Beyoncé released her eight studio album this year — the sprawling Cowboy Carter, part II in a proposed trilogy, coming off the back of dance album and 2023 world tour, Renaissance.
If country is a genre, the Western is a concept: the individual grappling with the frontiers of the landscape in which they find themselves, in a twangier, less highfalutin cousin of the gothic. The Shining is a Western. Cowboy Carter is more Western odyssey than country record and I rather liked it. Beyonce’s vocals work well against some of the instruments, particularly on tracks like ‘Bodyguard’ but also on songs that are more playful with form like ‘Tyrant’ or ‘YA YA.’ Some of it is difficult, for me: I find ‘LEVII’s JEANS,’ a duet (I am yet to see why I should enquire more about Post Malone) interminable in its sickly sweetness; ‘grab your Lexus’ feels too much like product placement rather than of-the-moment referencing in ‘Texas Hold ‘Em.’
Cowboy Carter is both confident (the soaring cry of ‘American Requiem’) but also overcomplicates matters with interludes on the meaning of genre, but I think it’s worth the experimentation. This is an album by someone who wants to be taken seriously as one of the great American recording artists of her age — a singer as capable of continued relevance and reinvention as Madonna demonstrated at the turn of the century. I’ve listened to some tracks many times this year; others barely at all. I only managed The Tortured Poets’ Department the once: two hours is a lot of my time to ask for, and I was unwilling to give someone who has been so unsporting this year, by releasing a stream of new editions of the same album to prevent other artists like Charli XCX and Billie Eilish get to number 1 this year, more chances than necessary.
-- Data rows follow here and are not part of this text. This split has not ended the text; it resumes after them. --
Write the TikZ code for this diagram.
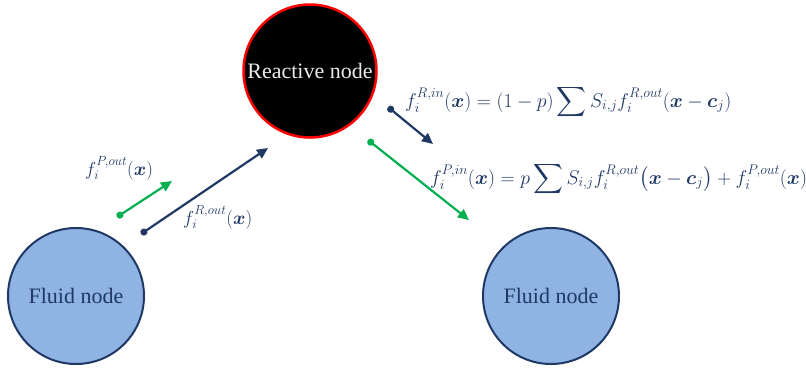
\RequirePackage{fix-cm}
\documentclass[tikz,border=0pt]{standalone}
\usepackage{amsmath}
\usepackage{bm}
\usepackage[no-math]{fontspec}
\setmainfont{Liberation Serif}
\usetikzlibrary{arrows.meta}
\definecolor{navy}{HTML}{1F3864}
\definecolor{grn}{HTML}{00B050}
\definecolor{fluidfill}{HTML}{8FB4E3}
\newcommand{\bx}{\bm{x}}
\newcommand{\bc}{\bm{c}}
\begin{document}
\begin{tikzpicture}[x=1pt,y=-1pt,
  fluid/.style={circle, draw=navy, line width=2pt, fill=fluidfill, minimum size=136pt, inner sep=0pt, text=navy, font=\fontsize{22}{26}\selectfont},
  reactive/.style={circle, draw=red, line width=2.5pt, fill=black, minimum size=133pt, inner sep=0pt, text=white!92!black, font=\fontsize{22}{26}\selectfont},
  flowarrow/.style={line width=2.2pt, {Circle[length=7pt]}-{Triangle[length=11pt,width=10pt]}},
  lbl/.style={text=navy, inner sep=0pt, anchor=base west, font=\fontsize{18.8}{22}\selectfont},
  eqn/.style={lbl, font=\fontsize{19.8}{23}\selectfont}]
\useasboundingbox (0,0) rectangle (806,368);
\node[reactive] (R) at (310,71) {Reactive node};
\node[fluid] (F1) at (76,296) {Fluid node};
\node[fluid] (F2) at (551,296) {Fluid node};
\coordinate (g1s) at (117,217);
\coordinate (g1e) at (172,181);
\coordinate (b1s) at (141,234);
\coordinate (b1e) at (268,148);
\coordinate (b2s) at (388,107);
\coordinate (b2e) at (433,144);
\coordinate (g2s) at (368,140);
\coordinate (g2e) at (469,220);
\draw[flowarrow, grn] (g1s) -- (g1e);
\draw[flowarrow, navy] (b1s) -- (b1e);
\draw[flowarrow, navy] (b2s) -- (b2e);
\draw[flowarrow, grn] (g2s) -- (g2e);
\node[lbl] (lP) at (85,175) {$f_i^{P,out}(\bx)$};
\node[lbl] (lR) at (183,224) {$f_i^{R,out}(\bx)$};
\node[eqn] (e1) at (405,107) {$f_i^{R,in}(\bx) = (1-p)\displaystyle\sum S_{i,j} f_i^{R,out}(\bx-\bc_j)$};
\node[eqn] (e2) at (430,184) {$f_i^{P,in}(\bx) = p\displaystyle\sum S_{i,j} f_i^{R,out}\big(\bx-\bc_j\big) + f_i^{P,out}(\bx)$};
\end{tikzpicture}
\end{document}
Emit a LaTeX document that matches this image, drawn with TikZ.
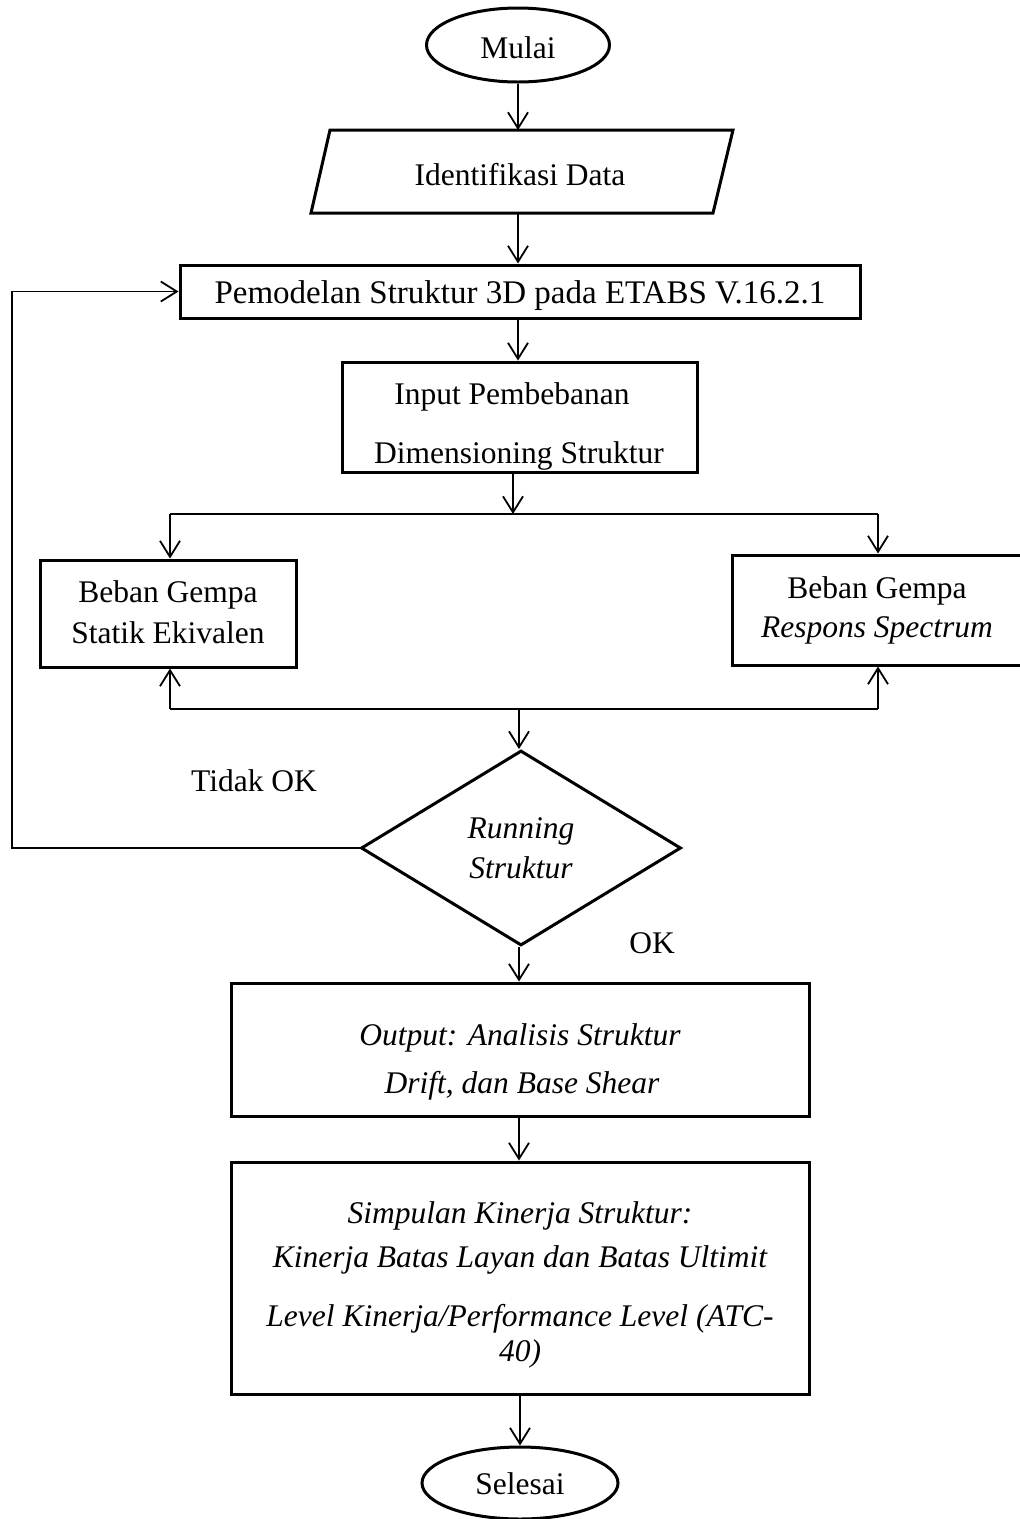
\documentclass[tikz,border=0pt]{standalone}
\usepackage{fontspec}
\setmainfont{Liberation Serif}
\usetikzlibrary{shapes.geometric,arrows.meta}
\begin{document}
\begin{tikzpicture}[x=1pt,y=-1pt,
  bx/.style={draw, line width=3pt, inner sep=0pt},
  txt/.style={anchor=base, inner sep=0pt, font=\fontsize{31.5}{38}\selectfont},
  itxt/.style={anchor=base, inner sep=0pt, font=\fontsize{31.5}{38}\selectfont\itshape},
  conn/.style={line width=1.8pt},
  arr/.style={conn, -{Straight Barb[length=16pt,width=20pt]}}]
\useasboundingbox (0,0) rectangle (1020,1519);

% shapes
\node[bx, ellipse, minimum width=183, minimum height=74] (mulai) at (518,45) {};
\draw[line width=3pt] (330,130) -- (733,130) -- (713,213) -- (311,213) -- cycle;
\coordinate (identtop) at (518,130);
\coordinate (identbot) at (518,213);
\node[bx, rectangle, minimum width=680, minimum height=53] (pemodelan) at (520,291.5) {};
\node[bx, rectangle, minimum width=355, minimum height=110] (input) at (519.5,417) {};
\node[bx, rectangle, minimum width=256, minimum height=107] (kiri) at (168,613.5) {};
\node[bx, rectangle, overlay, minimum width=293, minimum height=110] (kanan) at (878.5,610) {};
\node[bx, diamond, minimum width=320, minimum height=195] (run) at (521,848) {};
\node[bx, rectangle, minimum width=578, minimum height=133] (output) at (520,1049.5) {};
\node[bx, rectangle, minimum width=578, minimum height=232] (simpulan) at (520,1278) {};
\node[bx, ellipse, overlay, minimum width=196, minimum height=72] (selesai) at (520,1483) {};

% texts
\node[txt] (tmulai) at (518,58) {Mulai};
\node[txt] (tident) at (520,185) {Identifikasi Data};
\node[txt, font=\fontsize{33}{38}\selectfont] (tpemodelan) at (520,303) {Pemodelan Struktur 3D pada ETABS V.16.2.1};
\node[txt] (tinput1) at (512,404) {Input Pembebanan};
\node[txt] (tinput2) at (519,463) {Dimensioning Struktur};
\node[txt] (tkiri1) at (168,602) {Beban Gempa};
\node[txt] (tkiri2) at (168,643) {Statik Ekivalen};
\node[txt] (tkanan1) at (877,598) {Beban Gempa};
\node[itxt] (tkanan2) at (877,637) {Respons Spectrum};
\node[itxt] (trun1) at (521,838) {Running};
\node[itxt] (trun2) at (521,878) {Struktur};
\node[txt] (ttidak) at (254,791) {Tidak OK};
\node[txt] (tok) at (652,953) {OK};
\node[itxt] (tout1) at (520,1045) {Output: Analisis Struktur};
\node[itxt] (tout2) at (522,1093) {Drift, dan Base Shear};
\node[itxt] (tsim1) at (520,1223) {Simpulan Kinerja Struktur:};
\node[itxt] (tsim2) at (520,1267) {Kinerja Batas Layan dan Batas Ultimit};
\node[itxt] (tsim3) at (520,1326) {Level Kinerja/Performance Level (ATC-};
\node[itxt] (tsim4) at (520,1361) {40)};
\node[txt] (tselesai) at (520,1494) {Selesai};

% junction coordinates
\coordinate (jtop) at (513,514);
\coordinate (jL) at (170,514);
\coordinate (jR) at (878,514);
\coordinate (bL) at (170,709);
\coordinate (bR) at (878,709);
\coordinate (bM) at (519,709);
\coordinate (fb1) at (12,848);

% connectors
\draw[arr] (mulai.south) -- (identtop);
\draw[arr] (identbot) -- (identbot |- pemodelan.north);
\draw[arr] (pemodelan.south -| identbot) -- (input.north -| identbot);
\draw[arr] (input.south -| jtop) -- (jtop);
\draw[conn] (jL) -- (jR);
\draw[arr] (jL) -- (jL |- kiri.north);
\draw[arr] (jR) -- (jR |- kanan.north);
\draw[conn] (bL) -- (bR);
\draw[arr] (bL) -- (bL |- kiri.south);
\draw[arr] (bR) -- (bR |- kanan.south);
\draw[arr] (bM) -- (bM |- run.north);
\draw[arr] (run.west) -- (fb1) |- (pemodelan.west);
\draw[arr] (run.south -| bM) -- (bM |- output.north);
\draw[arr] (output.south -| bM) -- (bM |- simpulan.north);
\draw[arr] (simpulan.south) -- (selesai.north);
\end{tikzpicture}
\end{document}
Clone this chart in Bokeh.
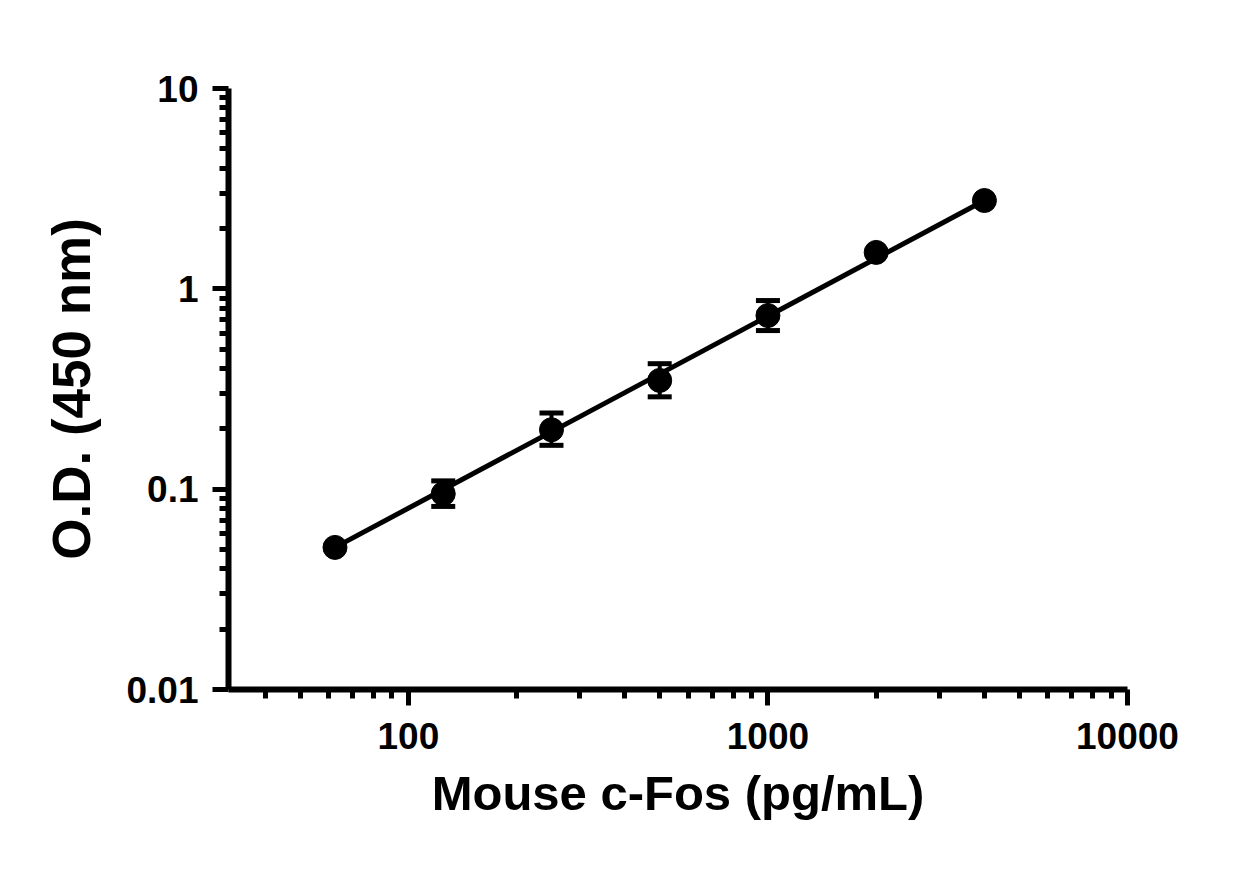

What next for Beyoncé? Well, she received no nominations in this year’s Country Music Awards and she’s busy with a new haircare line (Cécred) and whisky (SirDavis). The maturity and malleability of her artistry remains at odds with her more commercial streak when it comes to visuals. Make no mistake, I KNOW Beyoncé isn’t a black radical! I just think the cover art for this album was a bit naff, is all. She works well against the electric guitar so if the next American genre for interpretation in the trilogy is rock, I wouldn’t mind. ‘Don’t Hurt Yourself’ with Jack Black is one of my favourite songs on Lemonade.